Commuting by bike is different than merely riding for pleasure.  Unless one gets up to commute before dawn, a bike commute is going to mean that I am riding in the presence of a large amount of motor vehicles.  Even a dawn ride involves more vehicle interaction than an early Saturday morning ride.  Almost immediately, within the first few pedal strokes, I felt the uncomfortable closeness of cars constantly zooming past my backside.  Years ago, riding with traffic had become second nature.  It took a bit for that second nature to kick in again.

I enjoyed the ride, parked my bike in my office, a bit of pride at once again using my hobby in a practical way.  Really, I should have parked the bike in the storage unit my company rents in the basement.  Instead, I left the bike in my office window for all to admire.  She is a beauty, after all.FB_IMG_1500987905985

Last night, my second ride home on my commute.  Approaching a stoplight where I had to cross over a second lane to get to the left turn lane, a small brained motorist behind me decided to take his aggression out on me.  I won’t share the details — they are not important.  But I remembered another reason why the peace of the woods and dirt trails has become so precious to me.  I arrived home with clenched teeth, a result of stuffing the temptation to react to the angry motorist.
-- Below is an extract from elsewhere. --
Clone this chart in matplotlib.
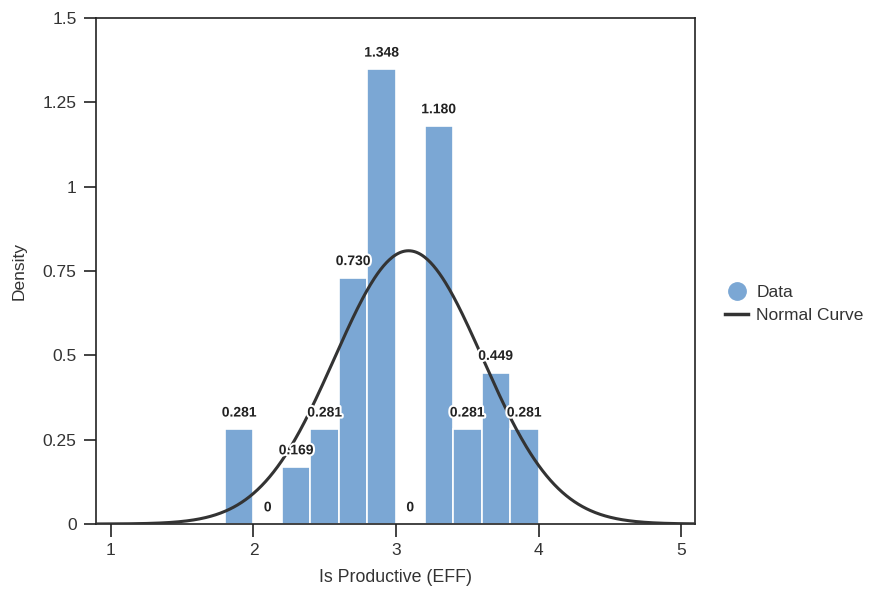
import numpy as np
import matplotlib
matplotlib.use("Agg")
import matplotlib.pyplot as plt
import matplotlib.patheffects as pe
from matplotlib.lines import Line2D

bin_edges = [1.8, 2.0, 2.2, 2.4, 2.6, 2.8, 3.0, 3.2, 3.4, 3.6, 3.8, 4.0]
densities = [0.281, 0.0, 0.169, 0.281, 0.730, 1.348, 0.0, 1.180, 0.281, 0.449, 0.281]
labels = ["0.281", "0", "0.169", "0.281", "0.730", "1.348", "0", "1.180", "0.281", "0.449", "0.281"]
curve_mean = 3.088
curve_sd = 0.52
curve_peak = 0.81
x_ticks = [1, 2, 3, 4, 5]
x_ticklabels = ["1", "2", "3", "4", "5"]
y_ticks = [0, 0.25, 0.5, 0.75, 1, 1.25, 1.5]
y_ticklabels = ["0", "0.25", "0.5", "0.75", "1", "1.25", "1.5"]

plt.rcParams['font.family'] = ['Liberation Sans', 'DejaVu Sans']
TXT = '#333333'

fig = plt.figure(figsize=(8.7, 5.89), dpi=100)
ax = fig.add_axes([96/870, 1-524/589, (695-96)/870, (524-18)/589])

lefts = np.array(bin_edges[:-1])
widths = np.diff(bin_edges)
ax.bar(lefts, densities, width=widths, align='edge', color='#7BA7D4',
       edgecolor='white', linewidth=1.2, zorder=2)

xs = np.linspace(0.9, 5.1, 600)
ys = curve_peak * np.exp(-0.5 * ((xs - curve_mean) / curve_sd) ** 2)
ax.plot(xs, ys, color='#333333', linewidth=2.2, zorder=3)

for l, w, d, t in zip(lefts, widths, densities, labels):
    ax.annotate(t, (l + w / 2, d), xytext=(0, 12), textcoords='offset points',
                ha='center', va='center', fontsize=10, fontweight='bold',
                color='#222222', zorder=4,
                path_effects=[pe.withStroke(linewidth=3, foreground='white')])

ax.set_xlim(0.895, 5.098)
ax.set_ylim(0, 1.5)
ax.set_xticks(x_ticks)
ax.set_xticklabels(x_ticklabels)
ax.set_yticks(y_ticks)
ax.set_yticklabels(y_ticklabels)
ax.tick_params(direction='out', length=9, width=1.2, labelsize=12.5, colors='#222222',
               labelcolor=TXT, pad=5)
for s in ax.spines.values():
    s.set_linewidth(1.2)
    s.set_color('#222222')
ax.set_xlabel('Is Productive (EFF)', fontsize=12.8, color=TXT)
ax.set_ylabel('Density', fontsize=12.5, color=TXT)
ax.xaxis.set_label_coords(0.5, (524-569)/506)
ax.yaxis.set_label_coords((27-96)/599, 0.5)

handles = [Line2D([], [], marker='o', linestyle='none', markersize=12.5,
                  markerfacecolor='#7BA7D4', markeredgecolor='#7BA7D4'),
           Line2D([], [], color='#333333', linewidth=2.5)]
leg = fig.legend(handles, ['Data', 'Normal Curve'], loc='center left',
           bbox_to_anchor=(725/870, 1-304/589), frameon=False, fontsize=12.5,
           borderpad=0, borderaxespad=0,
           handlelength=1.35, handletextpad=0.45, labelspacing=0.45)
for t in leg.get_texts():
    t.set_color(TXT)

fig.savefig('out.png', dpi=100)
I will continue to return to my pearly white beauty for weekend strolls along less travelled roads.  I am pretty sure that I don’t want the stress of commuting any more.  Oh, I could get used to it again, as I did so many years ago.  I got to the point then where I rarely had an incident.. but the roads are different now, the congestion of the suburbs more pronounced.  I ride the bike to relieve stress, keep my body in tune.  I want to keep it that way.